= Iréne Bognini =

Ivorian basketball player

Iréne Bognini (born April 5, 1997, in Ivory Coast) is an Ivorian basketball player representing the national women's basketball team. She went to college at Catholique Saint Jean Bosco. She is 5 feet 11 inches (180 cm) tall. She is from Treichville, Abidjan, Côte d'Ivoire.

In October 2023, Bognini signed with French club Réveil Bressuirais.

== National team history ==
Bognini's performance is outlined for both the Senior National Team and the National Team Youth across various events and years. In the 2023 FIBA Women's AfroBasket, she played three games, averaging 6 points per game (PPG), 4.3 rebounds per game (RPG), 0.7 assists per game (APG), and earning an efficiency (EFF) rating of 5. In the 2019 FIBA Women's Afrobasket, Bognini participated in two games, averaging 1 point, 3.5 rebounds, 0.5 assists, and an EFF rating of 0.5. Additionally, in the 2017 FIBA Women's Afrobasket, she played nine games, averaging 6.7 points, 1.7 rebounds, 0.8 assists, and an EFF rating of 4.7. Overall, her total average across these senior team events stands at 3.7 points, 3.3 rebounds, 0.6 assists, and an EFF rating of 2.7.
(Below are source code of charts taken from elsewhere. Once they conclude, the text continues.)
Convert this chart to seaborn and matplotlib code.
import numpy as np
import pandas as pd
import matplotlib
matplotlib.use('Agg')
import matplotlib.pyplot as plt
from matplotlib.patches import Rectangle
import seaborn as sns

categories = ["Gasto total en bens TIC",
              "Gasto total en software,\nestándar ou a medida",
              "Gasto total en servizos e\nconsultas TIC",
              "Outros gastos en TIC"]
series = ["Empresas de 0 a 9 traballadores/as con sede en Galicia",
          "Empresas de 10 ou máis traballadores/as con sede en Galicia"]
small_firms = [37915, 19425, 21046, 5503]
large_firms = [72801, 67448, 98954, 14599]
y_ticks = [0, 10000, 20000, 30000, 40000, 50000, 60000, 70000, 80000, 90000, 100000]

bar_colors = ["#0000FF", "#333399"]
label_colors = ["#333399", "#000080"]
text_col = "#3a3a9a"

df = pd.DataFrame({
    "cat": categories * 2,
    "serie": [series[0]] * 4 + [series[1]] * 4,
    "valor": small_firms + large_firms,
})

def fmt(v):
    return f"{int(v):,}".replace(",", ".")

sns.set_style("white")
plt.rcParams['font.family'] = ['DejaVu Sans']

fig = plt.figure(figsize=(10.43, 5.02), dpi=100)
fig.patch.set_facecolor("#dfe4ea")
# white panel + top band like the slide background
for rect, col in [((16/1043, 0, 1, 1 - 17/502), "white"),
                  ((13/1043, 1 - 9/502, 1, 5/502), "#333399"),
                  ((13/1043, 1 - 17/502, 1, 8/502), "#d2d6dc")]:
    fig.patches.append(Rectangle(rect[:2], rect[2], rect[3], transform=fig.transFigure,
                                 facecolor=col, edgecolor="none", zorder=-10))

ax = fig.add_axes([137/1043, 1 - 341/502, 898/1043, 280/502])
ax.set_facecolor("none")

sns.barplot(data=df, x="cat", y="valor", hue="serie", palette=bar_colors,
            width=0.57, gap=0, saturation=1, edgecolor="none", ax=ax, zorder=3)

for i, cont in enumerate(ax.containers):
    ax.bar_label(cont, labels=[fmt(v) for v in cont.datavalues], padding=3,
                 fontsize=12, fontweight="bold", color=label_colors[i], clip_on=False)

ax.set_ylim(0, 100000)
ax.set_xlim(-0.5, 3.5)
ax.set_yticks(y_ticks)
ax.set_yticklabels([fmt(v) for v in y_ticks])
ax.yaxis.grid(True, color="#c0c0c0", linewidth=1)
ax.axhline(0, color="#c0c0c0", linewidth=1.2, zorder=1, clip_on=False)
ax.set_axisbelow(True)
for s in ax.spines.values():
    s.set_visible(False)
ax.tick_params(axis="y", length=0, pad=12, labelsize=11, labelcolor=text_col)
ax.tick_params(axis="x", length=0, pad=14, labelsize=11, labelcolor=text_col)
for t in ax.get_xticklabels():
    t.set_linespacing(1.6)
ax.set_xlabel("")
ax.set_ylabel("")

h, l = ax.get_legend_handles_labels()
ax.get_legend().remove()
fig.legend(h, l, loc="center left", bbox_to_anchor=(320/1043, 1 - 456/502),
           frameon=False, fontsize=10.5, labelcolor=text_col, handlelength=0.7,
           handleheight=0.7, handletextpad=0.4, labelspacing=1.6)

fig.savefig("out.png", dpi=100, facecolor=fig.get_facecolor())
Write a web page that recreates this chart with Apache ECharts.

In her performances for the National Team Youth, Bognini participated in the 2014 Afrobasket U18 Women, playing seven games with averages of 6.6 points, 7.7 rebounds, 1.3 assists, and an EFF rating of 9.4. Furthermore, in the 2013 FIBA Africa U16 Championship for Women, she played six games, averaging 18.5 points, 6.3 rebounds, 0.3 assists, and an EFF rating of 13. Her total average across these youth team events stands at 12.6 points, 7 rebounds, 0.8 assists, and an EFF rating of 11.2.